Arundene Lane Horticulture

Arundene Lane was developed away from the Common and has grown from the 19th century development of horticulture by Christopher Walker at what was then Arun Bank. Walker sold off plots to incomers at Sunnyside, Arundene Orchard and at Snowdrift/Strawberry Gardens opposite the pub where the old windpump still stands. A fruit farm and school was later set up by the owner of Rudgwick Grange, Admiral Goodridge. Barnsfold Nurseries evolved from the eventual demise of these businesses. Sunnyside glasshouses are now used by this thriving business. Newbridge Nurseries at Broadbridge Heath are their retail outlet. The business with its ancillary glasshouses, yards and storage areas together with associated houses have been added to by the erection of several residential properties including Arun Cottage (by Goodridge) and recently Arundene Orchard. The area in proximity to the Mucky Duck is a secondary cluster in the loose-knit settlement of Tisman’s Common.

The development of nurseries in the Arundene area has had the potential to spoil the environment but Barnsfold in particular is well-screened and uses hedging to good effect. This whole area has been developed in a piecemeal way on large plots set back from the road, so needs careful planning to avoid becoming overdeveloped and out of character, especially towards the end of the built up part of Arundene Lane. In contrast to modern chalet bungalows at Barnsfold Nursery, the nearby property called Farriers is especially distinctive as it retains the outbuildings of the former smithy.

Conclusion

In conclusion, the primary cluster of houses is linear, from Woodfalls and Exfold on Loxwood Road to Tisman’s Crossways at Hornshill Lane, taking in most of the historic buildings and infilling of later ones. This is perhaps the most tranquil area in Rudgwick, given the considerable number of houses along its lanes. It includes the tiny church but has had no shop for many years. Building materials are mainly brick with tile hanging. Only one or two ‘cameo’ appearances of timber-framing occur, most obviously at Barnsfold Farm, with other older houses timber-framing hidden under brick and hung tiles, including the oldest, Swains Cottage. Only two houses (Swains Cottage and Little Swains) have Horsham stone roofs, but not far away there are other examples at Hale Farm and The Redhouse. Roofs are nearly all in traditional clay tiles. Gravel Pits is unusual, built partly in stone.
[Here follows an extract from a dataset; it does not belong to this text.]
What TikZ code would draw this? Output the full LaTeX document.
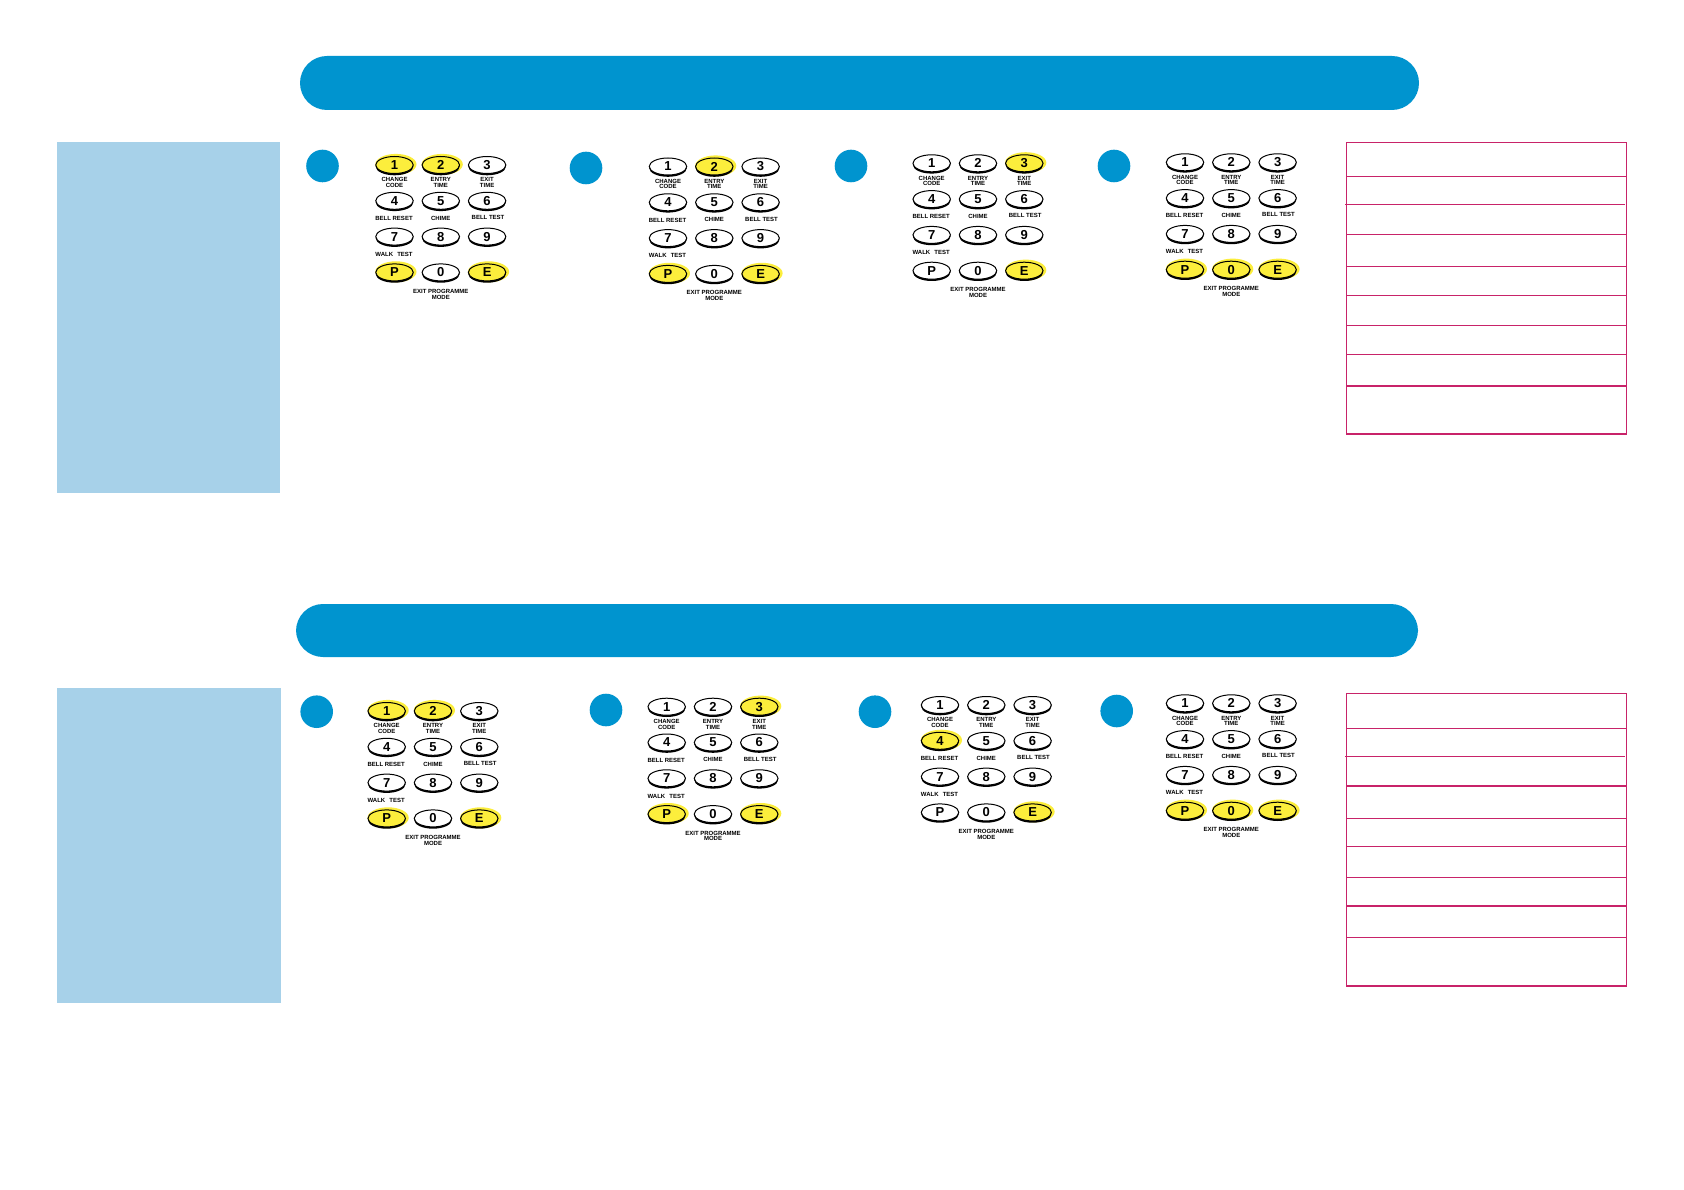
\documentclass[tikz,border=0pt]{standalone}
\usepackage{fontspec}
\setmainfont{Liberation Sans}
\usetikzlibrary{shapes.geometric}
\definecolor{bannerblue}{RGB}{0,148,207}
\definecolor{panelblue}{RGB}{167,209,233}
\definecolor{keyyellow}{RGB}{252,238,60}
\definecolor{tablered}{RGB}{200,35,105}
\tikzset{
  keyoval/.style={ellipse,draw=black,line width=1pt,minimum width=37.5pt,minimum height=17pt,inner sep=0pt,
    font=\fontsize{13}{13}\selectfont\bfseries},
  kplabel/.style={inner sep=0pt,font=\fontsize{6}{6}\selectfont\bfseries},
  stepdot/.style={circle,fill=bannerblue,minimum size=32.6pt,inner sep=0pt},
  banner/.style={fill=bannerblue,rounded corners=27pt},
  panel/.style={fill=panelblue},
  tableline/.style={draw=tablered,line width=1.2pt}
}
\makeatletter
\newcommand\kpkey[5]{%
  \edef\kp@test{\noexpand\in@{,#2,}{,#5,}}\kp@test
  \ifin@
    \fill[keyyellow] (#3+1.4,#4-0.6) ellipse[x radius=20.6pt,y radius=10.5pt];
    \def\kp@fill{keyyellow}%
  \else
    \def\kp@fill{white}%
  \fi
  \fill[black] (#3,#4+1.6) ellipse[x radius=18.8pt,y radius=8.7pt];
  \node[keyoval,fill=\kp@fill] (#1-#2) at (#3,#4) {#2};
}
\makeatother
\newcommand\keypad[4]{%
  \begin{scope}[shift={(#2,#3)}]
    \foreach \k/\c/\r in {1/0/0,2/1/0,3/2/0,4/0/1,5/1/1,6/2/1,7/0/2,8/1/2,9/2/2,P/0/3,0/1/3,E/2/3}
      {\kpkey{#1}{\k}{\c*46.3}{\r*35.8}{#4}}
    \node[kplabel] (#1-la) at (0,14.8) {CHANGE};
    \node[kplabel] (#1-lb) at (0,20.4) {CODE};
    \node[kplabel] (#1-lc) at (46.3,14.8) {ENTRY};
    \node[kplabel] (#1-ld) at (46.3,20.4) {TIME};
    \node[kplabel] (#1-le) at (92.6,14.8) {EXIT};
    \node[kplabel] (#1-lf) at (92.6,20.4) {TIME};
    \node[kplabel] (#1-lg) at (-0.5,53.6) {BELL RESET};
    \node[kplabel] (#1-lh) at (46.3,53.1) {CHIME};
    \node[kplabel] (#1-li) at (93.5,52.6) {BELL TEST};
    \node[kplabel] (#1-lj) at (-0.5,89.4) {WALK\hspace{2.5pt} TEST};
    \node[kplabel] (#1-lk) at (46.3,126.4) {EXIT PROGRAMME};
    \node[kplabel] (#1-ll) at (46.3,132) {MODE};
  \end{scope}
}
\begin{document}
\begin{tikzpicture}[x=1pt,y=-1pt]
\useasboundingbox (0,0) rectangle (1684,1190);
\fill[white] (0,0) rectangle (1684,1190);

% banners
\fill[banner] (300,56) rectangle (1419,110);
\fill[banner] (296,604) rectangle (1418,657);

% side panels
\fill[panel] (57,142) rectangle (280,493);
\fill[panel] (57,688) rectangle (281,1003);

% step dots
\node[stepdot] (t1) at (322.5,166) {};
\node[stepdot] (t2) at (586,168) {};
\node[stepdot] (t3) at (851,166) {};
\node[stepdot] (t4) at (1114,166) {};
\node[stepdot] (b1) at (316.7,711.7) {};
\node[stepdot] (b2) at (606,710) {};
\node[stepdot] (b3) at (875,711.7) {};
\node[stepdot] (b4) at (1116.7,711) {};

% keypads
\keypad{kt1}{394.5}{165}{1,2,P,E}
\keypad{kt2}{668}{166.5}{2,P,E}
\keypad{kt3}{931.7}{163.3}{3,E}
\keypad{kt4}{1185}{162.3}{P,0,E}
\keypad{kb1}{386.7}{711}{1,2,P,E}
\keypad{kb2}{666.7}{706.7}{3,P,E}
\keypad{kb3}{940}{705}{4,E}
\keypad{kb4}{1185}{703.3}{P,0,E}

% tables
\draw[tableline] (1346.3,142.3) rectangle (1626.7,434);
\foreach \y in {176.3,234.3,266.3,295.3,325.3,354.3,386}
  \draw[tableline] (1346.3,\y) -- (1626.7,\y);
\draw[tableline] (1345,204.3) -- (1625.3,204.3);

\draw[tableline] (1346.3,693.3) rectangle (1626.7,986);
\foreach \y in {728.3,786,818.3,846.3,877.3,906,937.3}
  \draw[tableline] (1346.3,\y) -- (1626.7,\y);
\draw[tableline] (1345,756.3) -- (1625.3,756.3);
\end{tikzpicture}
\end{document}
One unusual feature is that many houses have tile hanging right to the ground. It may be found on a row of post-enclosure properties along the road from Exfold to the Crossways (e.g. 1-4 Highview Cottages, Lilac Cottage and Well Cottage, all semi-detached) and on Arun Cottage in Arundene Lane.

There are a few properties built in a variety of periods and styles during the 20th century. Some are on Pig Lane next to Old House (Meadow View, Willow Cottage, and Westland), Some are near the Crossways, such as 3-4 Crossways Cottages and another pair on Barnsfold Lane, which are also open to the road and out of keeping with the adjacent older houses. These were tied houses for Tismans’ Farm. Fortunately there are not too many overall to alter the character of this unique ‘common’. In keeping with its 19th century history of housing mainly agricultural labourers two families to a cottage, there are a number of semi-detached houses, including some already mentioned and 1-7 The Riddens (there is no number 3, the reason too complicated to explain here!) on Loxwood Road.

Tisman’s Common is a mix of hedged and ditched poorly drained grassland fields and houses of widely differing ages and styles set in small clusters in a loose-knit pattern in a network of narrow lanes carrying relatively little traffic, and a fascinating history of enclosure and allotments of land for farming or building. It has its own pub and small church, but has lost its only shop. There is little employment apart from the nurseries. It is a unique settlement with no clear focus, distinct from, yet part of Rudgwick, and close to its near neighbour Bucks Green.